● DESCRIPTION OF THE TASK
Below is a listing; write it out exactly and drop any images from it.

● GIVEN MATERIAL
###

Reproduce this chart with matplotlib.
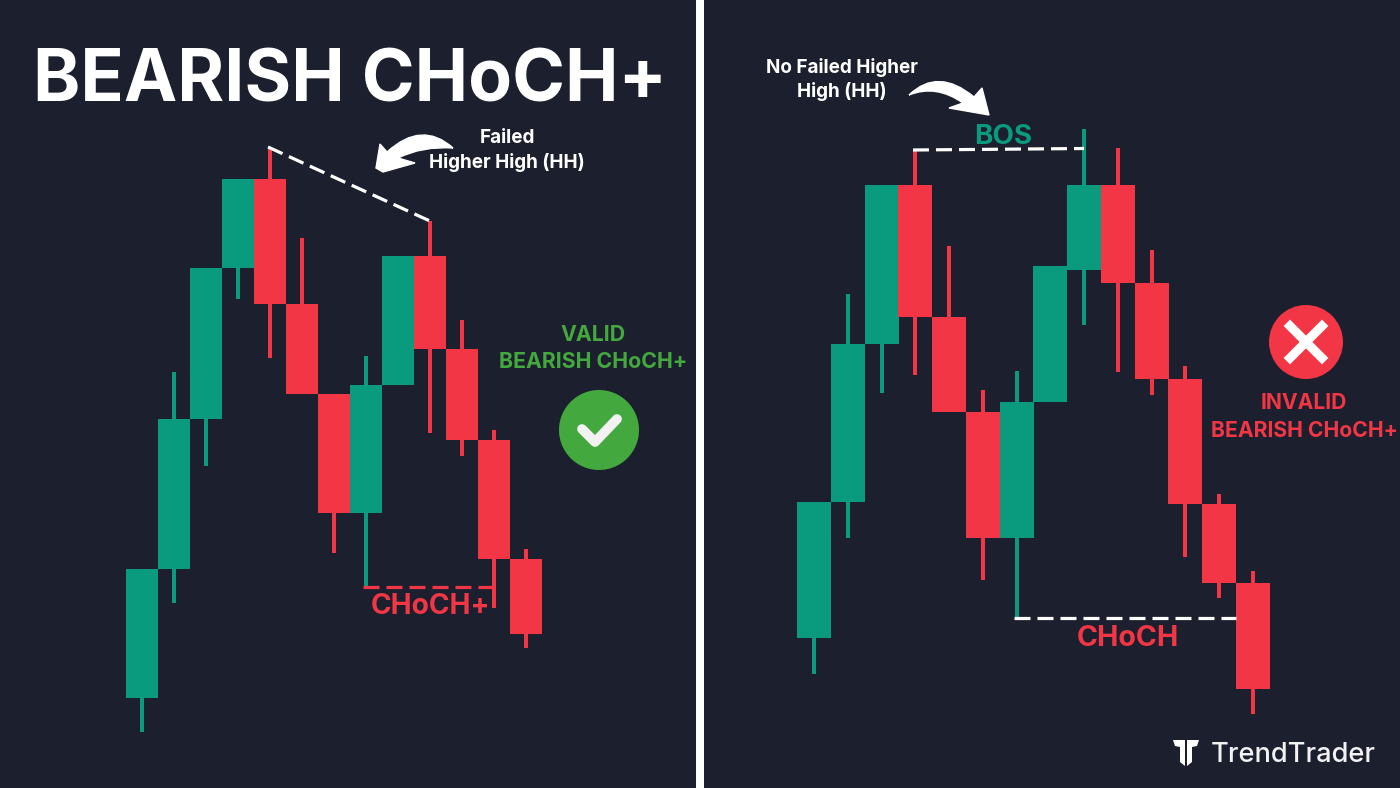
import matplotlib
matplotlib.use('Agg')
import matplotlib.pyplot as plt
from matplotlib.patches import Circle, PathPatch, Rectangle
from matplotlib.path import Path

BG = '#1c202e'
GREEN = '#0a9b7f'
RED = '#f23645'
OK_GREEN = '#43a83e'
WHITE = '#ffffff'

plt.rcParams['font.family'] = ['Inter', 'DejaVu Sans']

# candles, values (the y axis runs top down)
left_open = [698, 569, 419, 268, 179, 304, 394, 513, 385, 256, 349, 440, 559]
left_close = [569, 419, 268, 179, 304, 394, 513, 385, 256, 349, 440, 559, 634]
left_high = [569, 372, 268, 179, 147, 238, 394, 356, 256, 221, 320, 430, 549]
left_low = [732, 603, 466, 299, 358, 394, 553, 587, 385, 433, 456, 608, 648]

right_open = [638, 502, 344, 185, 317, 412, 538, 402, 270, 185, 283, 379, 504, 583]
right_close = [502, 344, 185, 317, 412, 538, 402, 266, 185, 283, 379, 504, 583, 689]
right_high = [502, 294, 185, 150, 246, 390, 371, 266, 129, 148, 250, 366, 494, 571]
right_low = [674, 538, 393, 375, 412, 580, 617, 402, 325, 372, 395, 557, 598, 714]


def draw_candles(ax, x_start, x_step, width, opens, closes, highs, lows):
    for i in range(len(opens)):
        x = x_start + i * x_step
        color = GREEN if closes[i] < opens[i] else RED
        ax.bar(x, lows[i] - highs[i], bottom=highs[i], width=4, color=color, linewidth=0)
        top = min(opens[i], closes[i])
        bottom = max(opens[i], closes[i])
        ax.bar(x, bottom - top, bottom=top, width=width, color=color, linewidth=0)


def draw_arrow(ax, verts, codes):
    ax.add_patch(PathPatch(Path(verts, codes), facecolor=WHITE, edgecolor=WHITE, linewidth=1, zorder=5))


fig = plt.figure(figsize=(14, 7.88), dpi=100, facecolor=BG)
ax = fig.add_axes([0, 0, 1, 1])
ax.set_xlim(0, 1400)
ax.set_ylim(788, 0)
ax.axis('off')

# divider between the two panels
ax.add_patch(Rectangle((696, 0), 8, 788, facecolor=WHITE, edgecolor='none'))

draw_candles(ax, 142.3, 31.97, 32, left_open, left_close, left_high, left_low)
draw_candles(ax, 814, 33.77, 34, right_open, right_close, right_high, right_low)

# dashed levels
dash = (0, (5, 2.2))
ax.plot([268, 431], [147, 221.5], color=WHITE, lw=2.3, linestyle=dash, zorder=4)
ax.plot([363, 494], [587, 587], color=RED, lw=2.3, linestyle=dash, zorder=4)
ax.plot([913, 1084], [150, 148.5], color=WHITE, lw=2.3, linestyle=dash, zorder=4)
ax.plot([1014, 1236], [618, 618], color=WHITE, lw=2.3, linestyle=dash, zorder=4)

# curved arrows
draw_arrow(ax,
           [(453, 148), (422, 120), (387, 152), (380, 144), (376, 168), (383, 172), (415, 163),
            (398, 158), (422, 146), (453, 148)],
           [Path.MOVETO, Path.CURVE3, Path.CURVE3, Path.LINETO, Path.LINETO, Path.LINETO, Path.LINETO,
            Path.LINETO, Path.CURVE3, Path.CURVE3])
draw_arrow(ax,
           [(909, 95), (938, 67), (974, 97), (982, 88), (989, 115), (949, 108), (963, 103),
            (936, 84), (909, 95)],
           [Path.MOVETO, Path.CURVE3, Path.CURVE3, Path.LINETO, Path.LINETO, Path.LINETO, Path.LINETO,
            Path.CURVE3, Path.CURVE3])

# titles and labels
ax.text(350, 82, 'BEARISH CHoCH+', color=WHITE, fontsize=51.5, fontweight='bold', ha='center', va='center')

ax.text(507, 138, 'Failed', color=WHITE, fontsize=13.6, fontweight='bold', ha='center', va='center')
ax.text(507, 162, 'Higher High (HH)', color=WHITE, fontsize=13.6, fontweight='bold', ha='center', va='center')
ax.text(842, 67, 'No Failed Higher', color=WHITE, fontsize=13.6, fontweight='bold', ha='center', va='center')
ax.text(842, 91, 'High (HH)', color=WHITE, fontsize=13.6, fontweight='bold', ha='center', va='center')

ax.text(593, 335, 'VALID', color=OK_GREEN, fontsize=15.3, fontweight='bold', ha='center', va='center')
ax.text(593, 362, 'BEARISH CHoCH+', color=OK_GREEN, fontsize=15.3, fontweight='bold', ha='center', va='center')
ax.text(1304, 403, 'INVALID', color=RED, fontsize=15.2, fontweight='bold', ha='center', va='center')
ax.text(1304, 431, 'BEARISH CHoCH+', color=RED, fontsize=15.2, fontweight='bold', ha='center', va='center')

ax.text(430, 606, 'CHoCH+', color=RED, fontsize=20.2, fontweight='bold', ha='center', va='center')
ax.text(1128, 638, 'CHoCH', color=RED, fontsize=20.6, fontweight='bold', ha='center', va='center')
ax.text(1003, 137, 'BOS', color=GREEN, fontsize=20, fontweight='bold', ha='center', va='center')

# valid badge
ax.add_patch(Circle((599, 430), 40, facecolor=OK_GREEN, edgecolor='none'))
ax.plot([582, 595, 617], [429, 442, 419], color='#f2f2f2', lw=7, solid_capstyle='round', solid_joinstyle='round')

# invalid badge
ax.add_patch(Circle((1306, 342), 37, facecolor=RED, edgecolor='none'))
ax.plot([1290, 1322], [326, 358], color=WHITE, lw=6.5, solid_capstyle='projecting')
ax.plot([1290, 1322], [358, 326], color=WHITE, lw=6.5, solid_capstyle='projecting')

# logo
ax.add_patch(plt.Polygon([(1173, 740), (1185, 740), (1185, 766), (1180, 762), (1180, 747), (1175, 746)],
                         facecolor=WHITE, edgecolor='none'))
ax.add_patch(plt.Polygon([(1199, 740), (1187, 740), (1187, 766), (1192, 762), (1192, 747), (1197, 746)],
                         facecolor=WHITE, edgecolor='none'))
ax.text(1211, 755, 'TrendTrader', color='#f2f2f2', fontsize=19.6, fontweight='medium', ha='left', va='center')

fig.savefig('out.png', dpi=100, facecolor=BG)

###

● TASK RESPONSE
Reproduce this chart with matplotlib.
import matplotlib
matplotlib.use('Agg')
import matplotlib.pyplot as plt
from matplotlib.patches import Circle, PathPatch, Rectangle
from matplotlib.path import Path

BG = '#1c202e'
GREEN = '#0a9b7f'
RED = '#f23645'
OK_GREEN = '#43a83e'
WHITE = '#ffffff'

plt.rcParams['font.family'] = ['Inter', 'DejaVu Sans']

# candles, values (the y axis runs top down)
left_open = [698, 569, 419, 268, 179, 304, 394, 513, 385, 256, 349, 440, 559]
left_close = [569, 419, 268, 179, 304, 394, 513, 385, 256, 349, 440, 559, 634]
left_high = [569, 372, 268, 179, 147, 238, 394, 356, 256, 221, 320, 430, 549]
left_low = [732, 603, 466, 299, 358, 394, 553, 587, 385, 433, 456, 608, 648]

right_open = [638, 502, 344, 185, 317, 412, 538, 402, 270, 185, 283, 379, 504, 583]
right_close = [502, 344, 185, 317, 412, 538, 402, 266, 185, 283, 379, 504, 583, 689]
right_high = [502, 294, 185, 150, 246, 390, 371, 266, 129, 148, 250, 366, 494, 571]
right_low = [674, 538, 393, 375, 412, 580, 617, 402, 325, 372, 395, 557, 598, 714]


def draw_candles(ax, x_start, x_step, width, opens, closes, highs, lows):
    for i in range(len(opens)):
        x = x_start + i * x_step
        color = GREEN if closes[i] < opens[i] else RED
        ax.bar(x, lows[i] - highs[i], bottom=highs[i], width=4, color=color, linewidth=0)
        top = min(opens[i], closes[i])
        bottom = max(opens[i], closes[i])
        ax.bar(x, bottom - top, bottom=top, width=width, color=color, linewidth=0)


def draw_arrow(ax, verts, codes):
    ax.add_patch(PathPatch(Path(verts, codes), facecolor=WHITE, edgecolor=WHITE, linewidth=1, zorder=5))


fig = plt.figure(figsize=(14, 7.88), dpi=100, facecolor=BG)
ax = fig.add_axes([0, 0, 1, 1])
ax.set_xlim(0, 1400)
ax.set_ylim(788, 0)
ax.axis('off')

# divider between the two panels
ax.add_patch(Rectangle((696, 0), 8, 788, facecolor=WHITE, edgecolor='none'))

draw_candles(ax, 142.3, 31.97, 32, left_open, left_close, left_high, left_low)
draw_candles(ax, 814, 33.77, 34, right_open, right_close, right_high, right_low)

# dashed levels
dash = (0, (5, 2.2))
ax.plot([268, 431], [147, 221.5], color=WHITE, lw=2.3, linestyle=dash, zorder=4)
ax.plot([363, 494], [587, 587], color=RED, lw=2.3, linestyle=dash, zorder=4)
ax.plot([913, 1084], [150, 148.5], color=WHITE, lw=2.3, linestyle=dash, zorder=4)
ax.plot([1014, 1236], [618, 618], color=WHITE, lw=2.3, linestyle=dash, zorder=4)

# curved arrows
draw_arrow(ax,
           [(453, 148), (422, 120), (387, 152), (380, 144), (376, 168), (383, 172), (415, 163),
            (398, 158), (422, 146), (453, 148)],
           [Path.MOVETO, Path.CURVE3, Path.CURVE3, Path.LINETO, Path.LINETO, Path.LINETO, Path.LINETO,
            Path.LINETO, Path.CURVE3, Path.CURVE3])
draw_arrow(ax,
           [(909, 95), (938, 67), (974, 97), (982, 88), (989, 115), (949, 108), (963, 103),
            (936, 84), (909, 95)],
           [Path.MOVETO, Path.CURVE3, Path.CURVE3, Path.LINETO, Path.LINETO, Path.LINETO, Path.LINETO,
            Path.CURVE3, Path.CURVE3])

# titles and labels
ax.text(350, 82, 'BEARISH CHoCH+', color=WHITE, fontsize=51.5, fontweight='bold', ha='center', va='center')

ax.text(507, 138, 'Failed', color=WHITE, fontsize=13.6, fontweight='bold', ha='center', va='center')
ax.text(507, 162, 'Higher High (HH)', color=WHITE, fontsize=13.6, fontweight='bold', ha='center', va='center')
ax.text(842, 67, 'No Failed Higher', color=WHITE, fontsize=13.6, fontweight='bold', ha='center', va='center')
ax.text(842, 91, 'High (HH)', color=WHITE, fontsize=13.6, fontweight='bold', ha='center', va='center')

ax.text(593, 335, 'VALID', color=OK_GREEN, fontsize=15.3, fontweight='bold', ha='center', va='center')
ax.text(593, 362, 'BEARISH CHoCH+', color=OK_GREEN, fontsize=15.3, fontweight='bold', ha='center', va='center')
ax.text(1304, 403, 'INVALID', color=RED, fontsize=15.2, fontweight='bold', ha='center', va='center')
ax.text(1304, 431, 'BEARISH CHoCH+', color=RED, fontsize=15.2, fontweight='bold', ha='center', va='center')

ax.text(430, 606, 'CHoCH+', color=RED, fontsize=20.2, fontweight='bold', ha='center', va='center')
ax.text(1128, 638, 'CHoCH', color=RED, fontsize=20.6, fontweight='bold', ha='center', va='center')
ax.text(1003, 137, 'BOS', color=GREEN, fontsize=20, fontweight='bold', ha='center', va='center')

# valid badge
ax.add_patch(Circle((599, 430), 40, facecolor=OK_GREEN, edgecolor='none'))
ax.plot([582, 595, 617], [429, 442, 419], color='#f2f2f2', lw=7, solid_capstyle='round', solid_joinstyle='round')

# invalid badge
ax.add_patch(Circle((1306, 342), 37, facecolor=RED, edgecolor='none'))
ax.plot([1290, 1322], [326, 358], color=WHITE, lw=6.5, solid_capstyle='projecting')
ax.plot([1290, 1322], [358, 326], color=WHITE, lw=6.5, solid_capstyle='projecting')

# logo
ax.add_patch(plt.Polygon([(1173, 740), (1185, 740), (1185, 766), (1180, 762), (1180, 747), (1175, 746)],
                         facecolor=WHITE, edgecolor='none'))
ax.add_patch(plt.Polygon([(1199, 740), (1187, 740), (1187, 766), (1192, 762), (1192, 747), (1197, 746)],
                         facecolor=WHITE, edgecolor='none'))
ax.text(1211, 755, 'TrendTrader', color='#f2f2f2', fontsize=19.6, fontweight='medium', ha='left', va='center')

fig.savefig('out.png', dpi=100, facecolor=BG)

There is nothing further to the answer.